1. Prepare the backup script#
Before running the script, update ATTACHMENT_FOLDER to match your environment. You can find this path in /etc/thehive/application.conf under the storage.localfs.location attribute. The script uses /opt/thp/thehive/files by default.
2. Run the backup script#
#!/bin/bash
# TheHive attachment variables
ATTACHMENT_FOLDER=/opt/thp/thehive/files
# Backup variables
GENERAL_ARCHIVE_PATH=/mnt/backup/storage
SNAPSHOT_NAME="files_$(date +%Y%m%d_%Hh%Mm%Ss)"
ATTACHMENT_ARCHIVE_PATH="${GENERAL_ARCHIVE_PATH}/${SNAPSHOT_NAME}"
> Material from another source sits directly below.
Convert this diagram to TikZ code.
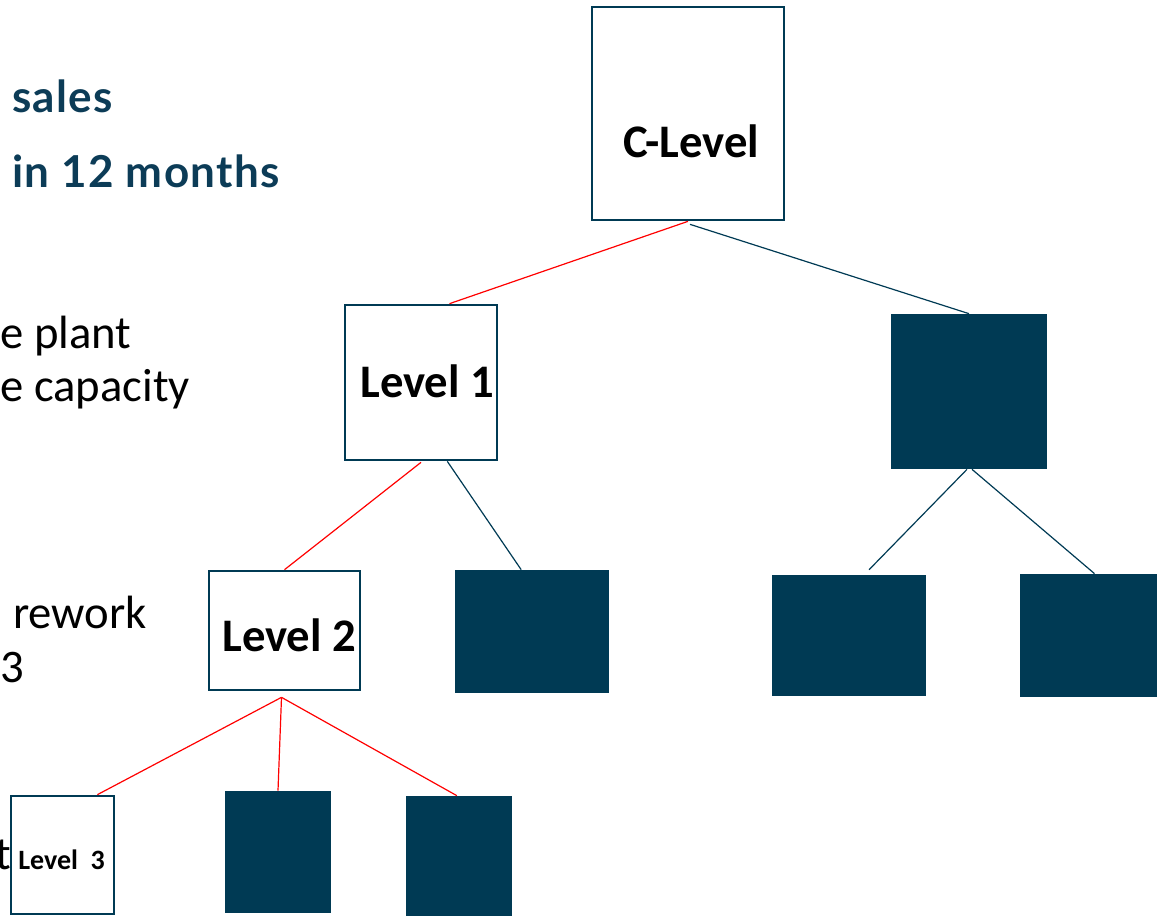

# Creating the backup folder if needed
mkdir -p ${ATTACHMENT_ARCHIVE_PATH}
# Copy all TheHive attachment
cp -r ${ATTACHMENT_FOLDER}/. ${ATTACHMENT_ARCHIVE_PATH}/
# Create a .tar archive with the folder containing the backed up attachment files
cd ${GENERAL_ARCHIVE_PATH}
tar cf ${SNAPSHOT_NAME}.tar ${SNAPSHOT_NAME}
# Remove the folder once the archive is created
rm -rf ${GENERAL_ARCHIVE_PATH}/${SNAPSHOT_NAME}
# Display the location of the attachment archive
echo ""
echo "TheHive attachment files backup done! Keep the following backup archive safe:"
echo "${GENERAL_ARCHIVE_PATH}/${SNAPSHOT_NAME}.tar"
After running the script, the backup archive is available at /mnt/backup/storage. Be sure to copy this archive to a separate server or storage location to safeguard against data loss if the TheHive server fails.
You've completed the hot backup process for your TheHive standalone server. We recommend verifying your backup archives are complete and accessible before relying on them for recovery.